China defends 'New Silk Road' against debt complaints

A man walks by a government propaganda billboard promoting Chinese President Xi Jinping's signature "One Belt One Road" outside a subway station in Beijing, Tuesday, Aug. 28, 2018. Chinese officials on Monday defended Beijing's initiative to build a "New Silk Road" of railways and other infrastructure across Asia against complaints it leaves host countries with too much debt after Malaysia canceled two high-profile projects. The officials said President Xi Jinping's signature foreign policy initiative is creating assets that are needed by developing countries but might take time to pay off. (AP Photo/Andy Wong)

Chinese officials have defended Beijing's initiative to build infrastructure across Asia against complaints it leaves countries with too much debt

BEIJING — Chinese officials on Monday defended Beijing's initiative to build a "New Silk Road" of railways and other infrastructure across Asia against complaints it leaves host countries with too much debt after Malaysia canceled two high-profile projects.

The officials said President Xi Jinping's signature foreign policy initiative is creating assets that are needed by developing countries but might take time to pay off.

The deputy chairman of the Cabinet planning agency, Ning Jizhe, rejected what he said were foreign news reports that blamed the initiative for debt problems.

"People's livelihoods and economic development have been boosted," Ning said at a news conference. "No 'debt trap' has been created."

Other governments welcomed Xi's initiative in 2013 in a region the Asian Development Bank says needs more than $26 trillion of infrastructure investment by 2030 to keep economies growing.

The initiative, called "One Belt, One Road" in Chinese and the "Belt and Road Initiative" in English, is a business venture, not aid. Chinese officials say financing is on commercial terms. Beijing wants to attract non-Chinese investors but that has happened only on a few of the hundreds of railway, power plant, highway and other projects.

Some governments including the United States, Japan and India worry Beijing is trying to build a China-centered structure that will erode their influence.

Some Chinese-led projects have run into complaints that they are too costly and give too little work to local contractors. Some governments including Thailand, Tanzania, Sri Lanka and Nepal have scrapped, scaled back or renegotiated projects.

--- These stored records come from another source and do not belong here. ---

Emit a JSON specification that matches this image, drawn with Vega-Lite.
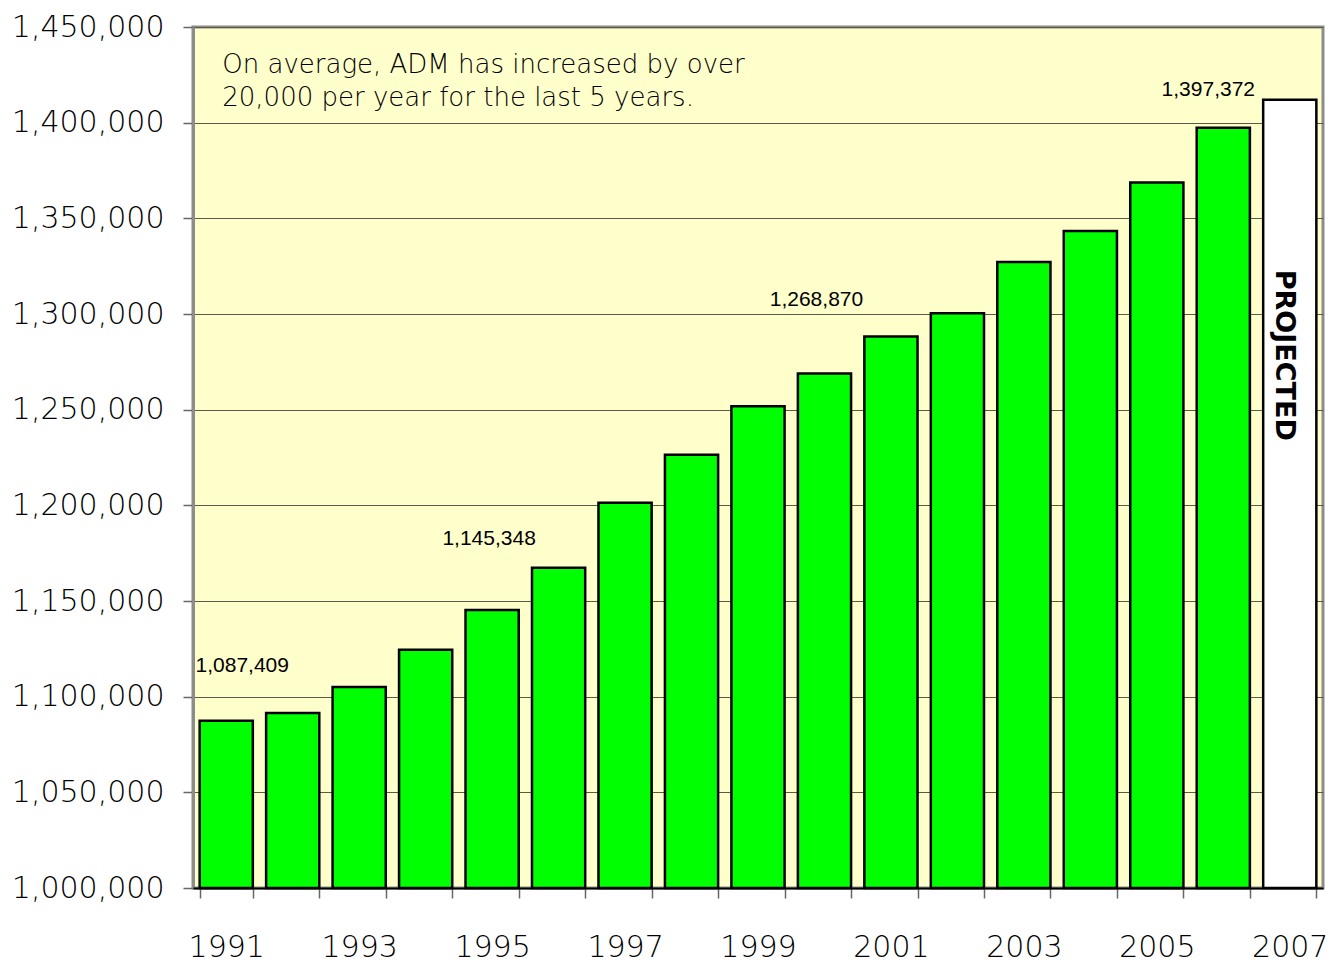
{
  "$schema": "https://vega.github.io/schema/vega-lite/v6.json",
  "width": 1130,
  "height": 861,
  "autosize": {"type": "none"},
  "padding": {"left": 193, "top": 27, "right": 16, "bottom": 76},
  "background": "#ffffff",
  "config": {
    "view": {"fill": "#FFFFCC", "stroke": "#8c8c8c", "strokeWidth": 3},
    "font": "DejaVu Sans",
    "axisY": {
      "title": null,
      "labelExpr": "format(datum.value, ',')",
      "labelFont": "DejaVu Sans",
      "labelFontSize": 30,
      "labelFontWeight": 200,
      "labelColor": "#000000",
      "labelPadding": 19,
      "tickColor": "#666666",
      "tickSize": 10,
      "tickWidth": 1.5,
      "domainColor": "#8c8c8c",
      "domainWidth": 3,
      "grid": true,
      "gridColor": "#5a5a4a",
      "gridWidth": 1,
      "gridOpacity": 1
    }
  },
  "data": {
    "values": [
      {"year": 1991, "adm": 1087409, "status": "actual"},
      {"year": 1992, "adm": 1091500, "status": "actual"},
      {"year": 1993, "adm": 1105100, "status": "actual"},
      {"year": 1994, "adm": 1124500, "status": "actual"},
      {"year": 1995, "adm": 1145348, "status": "actual"},
      {"year": 1996, "adm": 1167400, "status": "actual"},
      {"year": 1997, "adm": 1201400, "status": "actual"},
      {"year": 1998, "adm": 1226500, "status": "actual"},
      {"year": 1999, "adm": 1251800, "status": "actual"},
      {"year": 2000, "adm": 1268870, "status": "actual"},
      {"year": 2001, "adm": 1288300, "status": "actual"},
      {"year": 2002, "adm": 1300400, "status": "actual"},
      {"year": 2003, "adm": 1327200, "status": "actual"},
      {"year": 2004, "adm": 1343400, "status": "actual"},
      {"year": 2005, "adm": 1368700, "status": "actual"},
      {"year": 2006, "adm": 1397372, "status": "actual"},
      {"year": 2007, "adm": 1412000, "status": "projected"}
    ]
  },
  "encoding": {
    "x": {
      "field": "year",
      "type": "ordinal",
      "scale": {"paddingInner": 0.2, "paddingOuter": 0.1},
      "axis": {
        "title": null,
        "labelAngle": 0,
        "tickBand": "extent",
        "labelExpr": "datum.value % 2 == 1 ? datum.label : ''",
        "labelFont": "DejaVu Sans",
        "labelFontSize": 30,
        "labelFontWeight": 200,
        "labelColor": "#000000",
        "labelPadding": 34,
        "tickColor": "#666666",
        "tickSize": 10,
        "tickWidth": 1.5,
        "domainColor": "#000000",
        "domainWidth": 2,
        "grid": false,
        "zindex": 1
      }
    },
    "y": {
      "field": "adm",
      "type": "quantitative",
      "scale": {"domain": [1000000, 1450000], "nice": false, "zero": false},
      "axis": {
        "values": [1000000, 1050000, 1100000, 1150000, 1200000, 1250000, 1300000, 1350000, 1400000, 1450000]
      }
    }
  },
  "layer": [
    {
      "mark": {"type": "bar", "stroke": "#000000", "strokeWidth": 2.5},
      "encoding": {
        "y2": {"datum": 1000000},
        "color": {
          "field": "status",
          "type": "nominal",
          "scale": {"domain": ["actual", "projected"], "range": ["#00FF00", "#FFFFFF"]},
          "legend": null
        }
      }
    },
    {
      "transform": [{"filter": "datum.year == 1991"}],
      "mark": {"type": "text", "font": "Liberation Sans", "fontSize": 21, "align": "center", "baseline": "middle", "dx": 16, "dy": -55, "color": "#000000"},
      "encoding": {"text": {"field": "adm", "type": "quantitative", "format": ","}}
    },
    {
      "transform": [{"filter": "datum.year == 1995"}],
      "mark": {"type": "text", "font": "Liberation Sans", "fontSize": 21, "align": "center", "baseline": "middle", "dx": -3, "dy": -71, "color": "#000000"},
      "encoding": {"text": {"field": "adm", "type": "quantitative", "format": ","}}
    },
    {
      "transform": [{"filter": "datum.year == 2000"}],
      "mark": {"type": "text", "font": "Liberation Sans", "fontSize": 21, "align": "center", "baseline": "middle", "dx": -8, "dy": -74, "color": "#000000"},
      "encoding": {"text": {"field": "adm", "type": "quantitative", "format": ","}}
    },
    {
      "transform": [{"filter": "datum.year == 2006"}],
      "mark": {"type": "text", "font": "Liberation Sans", "fontSize": 21, "align": "center", "baseline": "middle", "dx": -15, "dy": -38, "color": "#000000"},
      "encoding": {"text": {"field": "adm", "type": "quantitative", "format": ","}}
    },
    {
      "transform": [{"filter": "datum.year == 2007"}],
      "mark": {"type": "text", "font": "DejaVu Sans", "fontWeight": "bold", "fontSize": 27, "angle": 90, "align": "center", "baseline": "middle", "dx": 3, "dy": 6, "color": "#000000"},
      "encoding": {"y": {"datum": 1280000, "type": "quantitative"}, "text": {"value": "PROJECTED"}}
    },
    {
      "transform": [{"filter": "datum.year == 1991"}],
      "mark": {"type": "text", "font": "DejaVu Sans", "fontSize": 26, "fontWeight": 200, "align": "left", "baseline": "middle", "dx": -4, "lineHeight": 33, "color": "#000000"},
      "encoding": {"y": {"datum": 1430000, "type": "quantitative"}, "text": {"value": ["On average, ADM has increased by over", "20,000 per year for the last 5 years."]}}
    }
  ]
}
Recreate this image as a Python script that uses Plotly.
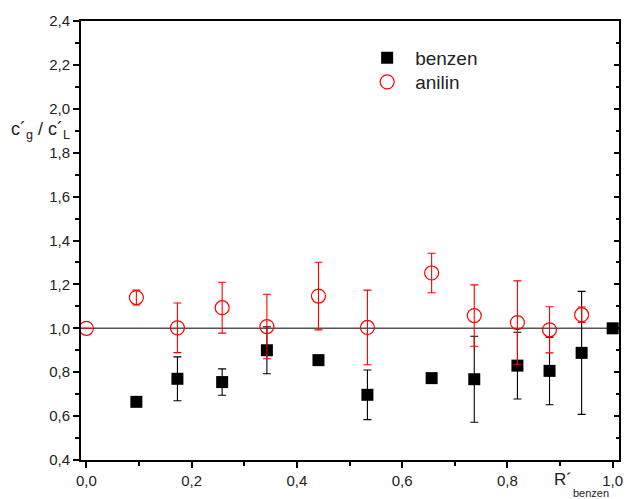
import plotly.graph_objects as go

# Data
benzen_x = [0.095, 0.173, 0.258, 0.343, 0.441, 0.534, 0.656, 0.737, 0.819, 0.880, 0.941, 1.0]
benzen_y = [0.665, 0.770, 0.755, 0.900, 0.855, 0.697, 0.773, 0.768, 0.830, 0.806, 0.888, 1.0]
benzen_err = [None, 0.10, 0.06, 0.107, None, 0.113, None, 0.196, 0.152, 0.154, 0.28, None]

anilin_x = [0.0, 0.095, 0.173, 0.258, 0.343, 0.441, 0.534, 0.656, 0.737, 0.819, 0.880, 0.941]
anilin_y = [1.0, 1.140, 1.002, 1.094, 1.008, 1.147, 1.004, 1.252, 1.058, 1.026, 0.993, 1.062]
anilin_err = [None, 0.034, 0.113, 0.116, 0.147, 0.154, 0.17, 0.09, 0.14, 0.19, 0.105, 0.035]

ref_level = 1.0

y_ticks = [0.4, 0.6, 0.8, 1.0, 1.2, 1.4, 1.6, 1.8, 2.0, 2.2, 2.4]
x_ticks = [0.0, 0.2, 0.4, 0.6, 0.8, 1.0]

FONT = "Liberation Sans, Arial, sans-serif"
Y_RANGE = [0.4, 2.4]

fig = go.Figure()

fig.add_trace(go.Scatter(
    x=benzen_x, y=benzen_y, mode="markers", name="benzen", legend="legend",
    marker=dict(symbol="square", size=12, color="black"),
    error_y=dict(type="data", array=benzen_err, color="black", thickness=1.1, width=4, visible=True),
))
fig.add_trace(go.Scatter(
    x=anilin_x, y=anilin_y, mode="markers", name="anilin", legend="legend2",
    marker=dict(symbol="circle-open", size=14, color="red", line=dict(width=1.2, color="red")),
    error_y=dict(type="data", array=anilin_err, color="red", thickness=1.1, width=4, visible=True),
))
# invisible helper trace so the right-hand tick axis is drawn
fig.add_trace(go.Scatter(x=[anilin_x[0]], y=[anilin_y[0]], yaxis="y2", mode="markers",
                         marker=dict(opacity=0), showlegend=False, hoverinfo="skip"))

fig.add_shape(type="line", xref="paper", x0=0, x1=1, yref="y", y0=ref_level, y1=ref_level,
              line=dict(color="#555555", width=1.5), layer="below")

axis_common = dict(
    showgrid=False, zeroline=False, showline=True, linecolor="black", linewidth=2,
    ticks="outside", ticklen=6, tickwidth=1.5, tickcolor="black",
    tickfont=dict(family=FONT, size=15, color="#222"), tickformat=".1f",
)

fig.update_xaxes(range=[-0.0102, 1.012], tickvals=x_ticks, mirror=True,
                 minor=dict(ticks="outside", dtick=0.1, tick0=0, ticklen=4, tickwidth=1.5, tickcolor="black"),
                 **axis_common)
fig.update_layout(yaxis=dict(range=Y_RANGE, tickvals=y_ticks, mirror=True,
                             minor=dict(ticks="outside", dtick=0.1, tick0=0.4, ticklen=4, tickwidth=1.5, tickcolor="black"),
                             **axis_common))
fig.update_layout(yaxis2=dict(overlaying="y", side="right", range=Y_RANGE, tickvals=y_ticks,
                              showgrid=False, zeroline=False, showline=False, showticklabels=False,
                              ticks="inside", ticklen=5, tickwidth=1.5, tickcolor="black",
                              minor=dict(ticks="inside", dtick=0.1, tick0=0.4, ticklen=3, tickwidth=1.5, tickcolor="black")))

fig.add_annotation(text="c´<sub>g</sub> / c´<sub>L</sub>", xref="paper", yref="y",
                   x=-0.134, y=1.9, xanchor="left", yanchor="middle", showarrow=False,
                   font=dict(family=FONT, size=18, color="#222"))
# x-axis title: main letter and subscript placed separately, as in the reference
fig.add_annotation(text="R´", xref="x", yref="paper",
                   x=0.884, y=-0.0455, xanchor="left", yanchor="middle", showarrow=False,
                   font=dict(family=FONT, size=17, color="#222"))
fig.add_annotation(text="benzen", xref="x", yref="paper",
                   x=0.921, y=-0.0755, xanchor="left", yanchor="middle", showarrow=False,
                   font=dict(family=FONT, size=11, color="#222"))

legend_common = dict(xanchor="left", yanchor="top", bgcolor="rgba(0,0,0,0)",
                     font=dict(family=FONT, size=19, color="#222"), itemwidth=46)

fig.update_layout(
    width=631, height=499,
    margin=dict(l=81, r=8, t=21, b=39),
    paper_bgcolor="white", plot_bgcolor="white",
    separators=", ",
    showlegend=True,
    legend=dict(x=0.517, y=0.959, **legend_common),
    legend2=dict(x=0.517, y=0.9043, **legend_common),
)

fig.write_html("out.html", post_script="document.body.style.margin='0px';",
               config={"displayModeBar": False})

This month, Malaysian Prime Minister Mahathir Mohamad canceled projects including a $20 billion railway he said his country cannot afford. Last December, Sri Lanka sold control of its port of Hambantota to a Chinese state-owned company after falling behind in repaying $1.5 billion in loans from Beijing.

Chinese authorities choose projects "very carefully" and examine host country finances to make sure they can repay loans, said a deputy commerce minister, Qian Keming. However, he said they would welcome the participation of developed countries and international organizations to improve transparency and guarantee "high quality" projects.

"These physical facilities will play a long-term role," said Qian. "But we don't necessarily see a return in the short run."

A deputy foreign minister, Zhang Jun, said "Belt and Road" officials were preparing to appoint an advisory board of former political leaders, academics and experts. He said an "international commercial expert committee" was appointed this week to give legal advice.

"Belt and Road" is a loosely defined umbrella for Chinese-built or financed projects across 65 countries from the South Pacific through Asia to Africa and Europe. They range from oil drilling in Siberia to construction of ports in Southeast Asia, railways in Eastern Europe and power plants in the Middle East.